Hysterical anti-Roma propaganda is being used to accelerate ongoing police operations. Last year 10,000 Roma were deported to Romania or Bulgaria on 44 flights, of which 30 percent were forced repatriations, according to the ministry. Thursday’s two flights to Romania were the 25th and 26th this year. In 2009 nearly 11,000 were repatriated, “an increase of more than 20 percent in relation to 2008,” according to the French Office of Immigration and Integration.
Government claims that the deportations, with the flights paid for by the state and €300 provided for each adult and €100 for each child, are voluntary. This is disputed by Roma advocates. According to the Associated Press, they said “the repatriations were hardly voluntary, and that those who refused the offer would end up in holding centres and be sent back and eventually be sent home without funds.”

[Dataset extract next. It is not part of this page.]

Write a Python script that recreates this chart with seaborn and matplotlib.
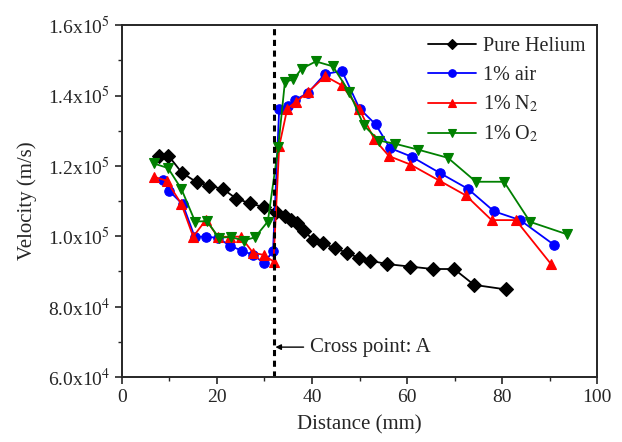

The Council of Europe estimates that two thirds of Roma that have been sent back to Bucharest with financial incentives return to France. The government has announced the September 1 launch of a biometric database, dubbed Oscar, to store the fingerprints of people who undergo “assisted repatriations.” Authorities will then prevent them from receiving more assisted repatriations.
The Roma, as citizens of EU countries, have the right to circulate within the EU. However, French law requires them to have a work permit, which is virtually impossible for them to obtain, and to prove that they have the means to support themselves if they intend to stay for more than three months.
There are an estimated 10 million to 12 million Roma, citizens of countries throughout Europe and beyond. Many face discrimination and high unemployment; those deported from France do not expect to find jobs in Romania or Bulgaria.
Roma have lived in France since the 15th century. With the abolition of Roma slavery in the 19th century in Moldavia, Walachia and Transylvania, the Roma Diaspora spread throughout Europe. In France there are 400,000 Roma, mostly enjoying French nationality, living in flats and practicing professions. Many are also itinerant traders relying on specially provided camps. However, because of inadequate provision, they often have to set up camp on unofficial sites.
Between 12,000 and 15,000 Roma, citizens of Romania and Bulgaria, have legally come to France since their countries joined the European Union in 2007. According to the BBC, 10 other EU countries, including Germany, Italy, Denmark and Sweden, which also welcomed Roma, are also adopting a deportation policy. Transitory measures adopted by some 10 states, including France, limit access to work and residence rights for Romanian and Bulgarian migrants until December 12, 2013, when the restrictions will end.
The Roma communities in Bulgaria and Romania count some 750,000 and 2 million people respectively, of which a tiny proportion have emigrated to other EU countries since accession. Le Monde asserts that there are 22,000 in Belgium and probably more than that in Italy and Germany.
There is no serious opposition being mounted by the Socialist Party, other forces on the bourgeois “left,” or the unions to the ominous turn of a government developing proto-fascist policies.
The Socialist Party and the Communist Party, while criticising Sarkozy’s assertion that the immigrants are the cause of criminality, attack him from the right for not repressing the youth and the ghettos vigorously enough. Martine Aubry, mayor of Lille and first secretary of the PS, has praised the 4,000 surveillance cameras with which she has endowed her city as an example of her devotion to law and order.